» Provided data
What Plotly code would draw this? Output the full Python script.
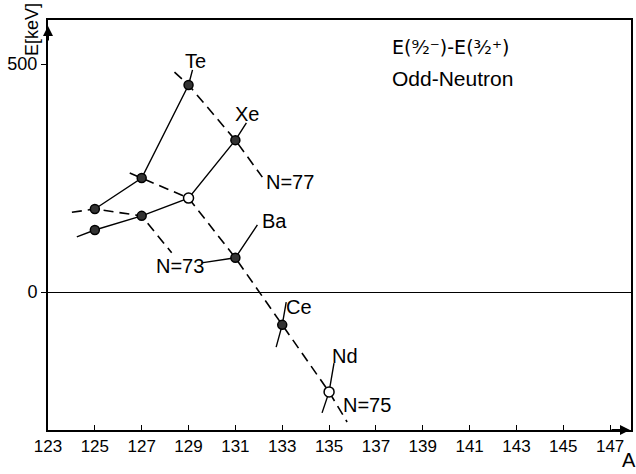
import plotly.graph_objects as go

# ---- data (A = mass number, E in keV) ----
te_A = [125, 127, 129]
te_E = [182, 250, 454]
xe_A = [125, 127, 129, 131]
xe_E = [136, 167, 206, 333]
ba_A = [131]
ba_E = [75]
ce_A = [133]
ce_E = [-72]
nd_A = [135]
nd_E = [-219]
Z = {"Te": 52, "Xe": 54, "Ba": 56, "Ce": 58, "Nd": 60}
hollow = [("Xe", 129), ("Nd", 135)]

x_ticks = list(range(123, 148, 2))
y_ticks = [0, 500]

elements = {
    "Te": (te_A, te_E),
    "Xe": (xe_A, xe_E),
    "Ba": (ba_A, ba_E),
    "Ce": (ce_A, ce_E),
    "Nd": (nd_A, nd_E),
}

# leader-line extensions (label guides), start/end in data units
iso_ext = {  # solid isotope chains: (prefix point, suffix point)
    "Te": (None, (129.17, 487)),
    "Xe": ((124.23, 121), (131.47, 371)),
    "Ba": ((129.55, 64), (131.94, 147)),
    "Ce": ((132.74, -121), (133.17, -22)),
    "Nd": ((134.70, -265), (135.21, -156)),
}
isotone_ext = {
    73: ((124.02, 175), (128.28, 86)),
    75: ((126.49, 261), (135.77, -285)),
    77: ((128.40, 482), (132.15, 252)),
}

fig = go.Figure()

# isotone chains (dashed)
for N, (pre, post) in isotone_ext.items():
    pts = []
    for el, (As, Es) in elements.items():
        for a, e in zip(As, Es):
            if a - Z[el] == N:
                pts.append((a, e))
    pts.sort()
    xs = [pre[0]] + [p[0] for p in pts] + [post[0]]
    ys = [pre[1]] + [p[1] for p in pts] + [post[1]]
    fig.add_trace(go.Scatter(x=xs, y=ys, mode="lines",
                             line=dict(color="black", width=1.6, dash="10px,6px"),
                             hoverinfo="skip", showlegend=False))

# isotope chains (solid)
for el, (As, Es) in elements.items():
    pre, post = iso_ext[el]
    xs, ys = list(As), list(Es)
    if pre:
        xs = [pre[0]] + xs
        ys = [pre[1]] + ys
    if post:
        xs = xs + [post[0]]
        ys = ys + [post[1]]
    fig.add_trace(go.Scatter(x=xs, y=ys, mode="lines",
                             line=dict(color="black", width=1.4),
                             hoverinfo="skip", showlegend=False))

# markers
for el, (As, Es) in elements.items():
    for a, e in zip(As, Es):
        is_h = (el, a) in hollow
        fig.add_trace(go.Scatter(
            x=[a], y=[e], mode="markers",
            marker=dict(size=10 if is_h else 9,
                        color="white" if is_h else "#333333",
                        line=dict(color="black", width=1.5)),
            hoverinfo="skip", showlegend=False))

FONT = "Liberation Sans"
labels = [
    ("Te", 129.30, 506), ("Xe", 131.51, 390), ("N=77", 133.34, 241),
    ("Ba", 132.66, 156), ("N=73", 128.62, 57), ("Ce", 133.72, -33),
    ("Nd", 135.68, -140), ("N=75", 136.62, -248),
]
ann = []
for t, x, y in labels:
    ann.append(dict(x=x, y=y, xref="x", yref="y", text=t, showarrow=False,
                    xanchor="center", yanchor="middle",
                    font=dict(size=20, color="black", family=FONT)))

ann += [
    dict(xref="paper", yref="paper", x=(391 - 48) / 585, y=(430 - 47) / 410,
         xanchor="left", yanchor="middle",
         text="E(⁹⁄₂⁻)-E(³⁄₂⁺)", showarrow=False,
         font=dict(size=19, color="black", family="DejaVu Sans")),
    dict(xref="paper", yref="paper", x=(391 - 48) / 585, y=(430 - 78) / 410,
         xanchor="left", yanchor="middle",
         text="Odd-Neutron", showarrow=False,
         font=dict(size=21, color="black", family=FONT)),
    dict(xref="paper", yref="paper", x=-16 / 585, y=(430 - 30) / 410,
         xanchor="center", yanchor="middle",
         text="E[keV]", textangle=-90, showarrow=False,
         font=dict(size=18, color="black", family=FONT)),
    dict(xref="paper", yref="paper", x=(631 - 48) / 585, y=-(460 - 430) / 410,
         xanchor="center", yanchor="middle",
         text="A", showarrow=False,
         font=dict(size=20, color="black", family=FONT)),
    # axis arrows
    dict(xref="paper", yref="paper", x=0, y=(430 - 26) / 410,
         ax=0, ay=16, axref="pixel", ayref="pixel",
         showarrow=True, arrowhead=2, arrowsize=1, arrowwidth=2, arrowcolor="black", text=""),
    dict(xref="paper", yref="paper", x=(632 - 48) / 585, y=0,
         ax=-20, ay=0, axref="pixel", ayref="pixel",
         showarrow=True, arrowhead=2, arrowsize=1, arrowwidth=2, arrowcolor="black", text=""),
]

fig.update_layout(
    width=636, height=474,
    margin=dict(l=48, r=3, t=20, b=44),
    paper_bgcolor="white", plot_bgcolor="white",
    annotations=ann,
    xaxis=dict(range=[123, 147.89], tickvals=x_ticks, ticktext=[str(v) for v in x_ticks],
               ticks="inside", ticklen=5, tickcolor="black", tickwidth=1.2,
               showgrid=False, zeroline=False, showline=True, linecolor="black",
               linewidth=2, mirror=True,
               tickfont=dict(size=17, color="black", family=FONT)),
    yaxis=dict(range=[-302.6, 596.5], tickvals=y_ticks, ticktext=[str(v) for v in y_ticks],
               ticks="outside", ticklen=5, tickcolor="black", tickwidth=1.2,
               showgrid=False, zeroline=True, zerolinecolor="black", zerolinewidth=1.2,
               showline=True, linecolor="black", linewidth=2, mirror=True,
               tickfont=dict(size=18, color="black", family=FONT)),
)

fig.write_html("out.html")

» Stated task
Your task is to reproduce all of the material exactly. The pictures stay out.

» Problem solution
What Plotly code would draw this? Output the full Python script.
import plotly.graph_objects as go

# ---- data (A = mass number, E in keV) ----
te_A = [125, 127, 129]
te_E = [182, 250, 454]
xe_A = [125, 127, 129, 131]
xe_E = [136, 167, 206, 333]
ba_A = [131]
ba_E = [75]
ce_A = [133]
ce_E = [-72]
nd_A = [135]
nd_E = [-219]
Z = {"Te": 52, "Xe": 54, "Ba": 56, "Ce": 58, "Nd": 60}
hollow = [("Xe", 129), ("Nd", 135)]

x_ticks = list(range(123, 148, 2))
y_ticks = [0, 500]

elements = {
    "Te": (te_A, te_E),
    "Xe": (xe_A, xe_E),
    "Ba": (ba_A, ba_E),
    "Ce": (ce_A, ce_E),
    "Nd": (nd_A, nd_E),
}

# leader-line extensions (label guides), start/end in data units
iso_ext = {  # solid isotope chains: (prefix point, suffix point)
    "Te": (None, (129.17, 487)),
    "Xe": ((124.23, 121), (131.47, 371)),
    "Ba": ((129.55, 64), (131.94, 147)),
    "Ce": ((132.74, -121), (133.17, -22)),
    "Nd": ((134.70, -265), (135.21, -156)),
}
isotone_ext = {
    73: ((124.02, 175), (128.28, 86)),
    75: ((126.49, 261), (135.77, -285)),
    77: ((128.40, 482), (132.15, 252)),
}

fig = go.Figure()

# isotone chains (dashed)
for N, (pre, post) in isotone_ext.items():
    pts = []
    for el, (As, Es) in elements.items():
        for a, e in zip(As, Es):
            if a - Z[el] == N:
                pts.append((a, e))
    pts.sort()
    xs = [pre[0]] + [p[0] for p in pts] + [post[0]]
    ys = [pre[1]] + [p[1] for p in pts] + [post[1]]
    fig.add_trace(go.Scatter(x=xs, y=ys, mode="lines",
                             line=dict(color="black", width=1.6, dash="10px,6px"),
                             hoverinfo="skip", showlegend=False))

# isotope chains (solid)
for el, (As, Es) in elements.items():
    pre, post = iso_ext[el]
    xs, ys = list(As), list(Es)
    if pre:
        xs = [pre[0]] + xs
        ys = [pre[1]] + ys
    if post:
        xs = xs + [post[0]]
        ys = ys + [post[1]]
    fig.add_trace(go.Scatter(x=xs, y=ys, mode="lines",
                             line=dict(color="black", width=1.4),
                             hoverinfo="skip", showlegend=False))

# markers
for el, (As, Es) in elements.items():
    for a, e in zip(As, Es):
        is_h = (el, a) in hollow
        fig.add_trace(go.Scatter(
            x=[a], y=[e], mode="markers",
            marker=dict(size=10 if is_h else 9,
                        color="white" if is_h else "#333333",
                        line=dict(color="black", width=1.5)),
            hoverinfo="skip", showlegend=False))

FONT = "Liberation Sans"
labels = [
    ("Te", 129.30, 506), ("Xe", 131.51, 390), ("N=77", 133.34, 241),
    ("Ba", 132.66, 156), ("N=73", 128.62, 57), ("Ce", 133.72, -33),
    ("Nd", 135.68, -140), ("N=75", 136.62, -248),
]
ann = []
for t, x, y in labels:
    ann.append(dict(x=x, y=y, xref="x", yref="y", text=t, showarrow=False,
                    xanchor="center", yanchor="middle",
                    font=dict(size=20, color="black", family=FONT)))

ann += [
    dict(xref="paper", yref="paper", x=(391 - 48) / 585, y=(430 - 47) / 410,
         xanchor="left", yanchor="middle",
         text="E(⁹⁄₂⁻)-E(³⁄₂⁺)", showarrow=False,
         font=dict(size=19, color="black", family="DejaVu Sans")),
    dict(xref="paper", yref="paper", x=(391 - 48) / 585, y=(430 - 78) / 410,
         xanchor="left", yanchor="middle",
         text="Odd-Neutron", showarrow=False,
         font=dict(size=21, color="black", family=FONT)),
    dict(xref="paper", yref="paper", x=-16 / 585, y=(430 - 30) / 410,
         xanchor="center", yanchor="middle",
         text="E[keV]", textangle=-90, showarrow=False,
         font=dict(size=18, color="black", family=FONT)),
    dict(xref="paper", yref="paper", x=(631 - 48) / 585, y=-(460 - 430) / 410,
         xanchor="center", yanchor="middle",
         text="A", showarrow=False,
         font=dict(size=20, color="black", family=FONT)),
    # axis arrows
    dict(xref="paper", yref="paper", x=0, y=(430 - 26) / 410,
         ax=0, ay=16, axref="pixel", ayref="pixel",
         showarrow=True, arrowhead=2, arrowsize=1, arrowwidth=2, arrowcolor="black", text=""),
    dict(xref="paper", yref="paper", x=(632 - 48) / 585, y=0,
         ax=-20, ay=0, axref="pixel", ayref="pixel",
         showarrow=True, arrowhead=2, arrowsize=1, arrowwidth=2, arrowcolor="black", text=""),
]

fig.update_layout(
    width=636, height=474,
    margin=dict(l=48, r=3, t=20, b=44),
    paper_bgcolor="white", plot_bgcolor="white",
    annotations=ann,
    xaxis=dict(range=[123, 147.89], tickvals=x_ticks, ticktext=[str(v) for v in x_ticks],
               ticks="inside", ticklen=5, tickcolor="black", tickwidth=1.2,
               showgrid=False, zeroline=False, showline=True, linecolor="black",
               linewidth=2, mirror=True,
               tickfont=dict(size=17, color="black", family=FONT)),
    yaxis=dict(range=[-302.6, 596.5], tickvals=y_ticks, ticktext=[str(v) for v in y_ticks],
               ticks="outside", ticklen=5, tickcolor="black", tickwidth=1.2,
               showgrid=False, zeroline=True, zerolinecolor="black", zerolinewidth=1.2,
               showline=True, linecolor="black", linewidth=2, mirror=True,
               tickfont=dict(size=18, color="black", family=FONT)),
)

fig.write_html("out.html")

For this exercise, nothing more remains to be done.